Monday, September 8, 2014

Horses and Barns, Weather Reports, Work Boats and Currents

Distance traveled:  79.2 miles

Travel time:  8 hrs. 30 mins

We woke late this morning, planning to go for a jog on Shaw Island, then travel 15 miles to Hunter Bay on the southeast end of Lopez Island for our last San Juan Island anchorage before heading home. After coffee, the Horse-Back-to-the-Barn-Syndrome set in, as it ALWAYS does (and friend Hobie predicted in a phone conversation last night) when we go on long boat trips or road (car) trips, and we decided instead to head to LaConner on the Swinomish Channel, since the NOAA weather forecast called for wind and wave heights above what we prefer on the Strait of Juan de Fuca.


We headed east across Rosario Strait toward Anacortes and the Swinomish Channel. Once in Rosario Strait, the sometimes fearsome Strait of Juan de Fuca is visible, and we peered south to see how it looked. Hmmm . . . . looked calm! Cathryn took the helm and Bob got on the iPad to check various internet sources about wind and wave conditions on the Strait. Soon he declared “Turn south! Looks great, so let’s get across the Strait today and save ourselves lots of miles and time!”  So turn south we did.


Contrary to the NOAA forecast, the winds were less than 10mph and the swells were 2-4 feet with waves 2-3 feet occasionally, but mostly less. The wind was on our nose, not the beam, making for more comfortable travel, so we stayed on the flybridge for the whole 24-mile crossing. We even both took naps (separately, of course) lying on the seat cushions placed on the flybridge floor. We’re becoming fans of the “Hank and Carolyn School of Forecasting” which says: “Ignore the official forecasts! Stick your nose out there and see what the conditions are REALLY like, then make your decision”!  Thank you Nancy and Kelly for the introduction to Hank and Carolyn.

Serendipity meant we traveled WITH the current almost the entire day, achieving speeds as high as 14mph, but mostly in the 10-12 mph range, as opposed to our normal speed of 8mph.

This 120-foot boat (confirmed by AIS as a “fishing vessel” raised some questions regarding the accuracy of AIS data) was sitting in the bay north of Bainbridge Island … doing nothing and going nowhere.


We’ve had lots of conversations about anchoring on this trip. Faced with deeper water than we’ve anchored in before, we’ve questioned our technique and ground tackle. Fortunately friends Robin and Jim on “Adventures” who are spending several years in Alaska on their 49-foot DeFever, stay in touch with us regularly, and  they’re fabulous about sharing their knowledge. They’ve now anchored in 110 feet of water, with 300 feet of all-chain rode, so less than 3:1 scope, which would be absolutely unheard of back on the east coast, and astounds us. We also have 300’ of all-chain rode, so are working to get more comfortable pushing our previous limits.  We’re in the market for a “bigger and better” anchor too.

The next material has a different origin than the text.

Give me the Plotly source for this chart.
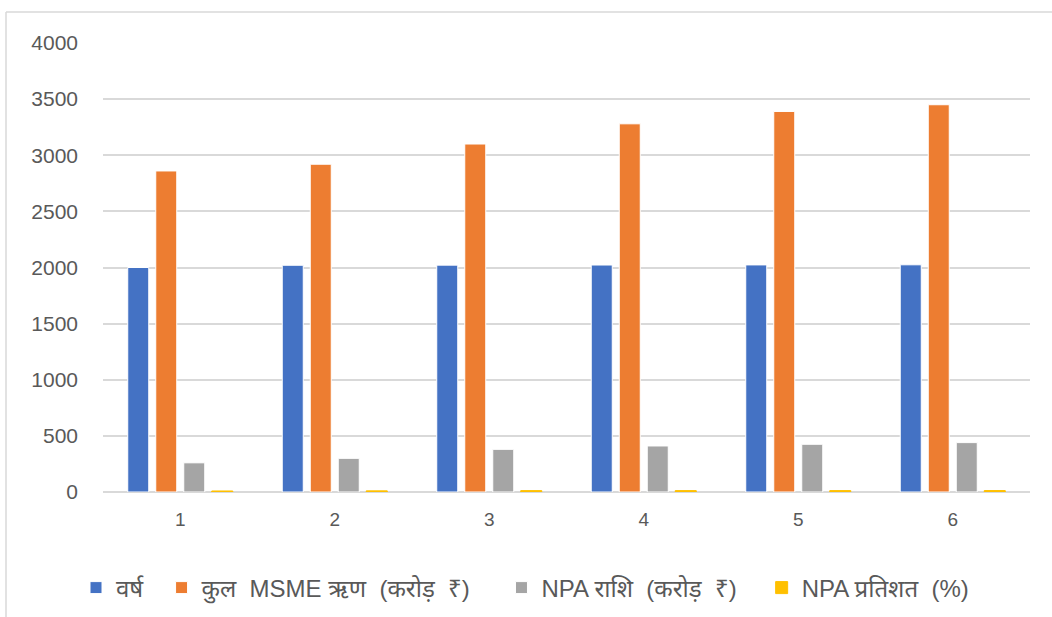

This Coast Guard vessel passed us under the Agate Pass bridge.


So we by-passed La Connor and the Swinomish Channel, then bypassed Port Ludlow (our next agreed upon overnight destination) and headed to Kingston (which we also by-passed) and headed to Port Madison on Bainbridge Island where we planned to anchor for the night. Upon arrival, we (belatedly) looked at the Tide Charts for tonight (one day shy of Full Moon) and learned that during the night the water would drop from 20 feet to 6 feet, leaving us too uncomfortable to stay there with our 4-foot draft. So we continued south.

This property in the photo below has had some “issues”: note the landslide and the damaged sailboat onshore.


Finally nearing 6pm and very tired, we pulled into Manzanita Bay on Bainbridge Island and dropped the anchor. It’s vastly different from anchorages in The Broughton Islands, Octopus Islands and Desolation Sound, as it’s narrow and lined with high-end but not ostentatious homes, including a marker that posts the area as “local water-ski area”, an obvious attempt to discourage boaters from anchoring in front of their homes. Oh well . . .

So one day shy of six weeks, and 1002 miles later, we’ll arrive home tomorrow and resume our “life on dirt”. We’ve gained some new knowledge and skills, had loads of fun by ourselves and with friends, and seen gorgeous scenery. And “Next To Me’' has proven she’s nearly in the condition we want her to be to make longer and more challenging journeys. We’re less than 20 miles from home. What a great trip it’s been!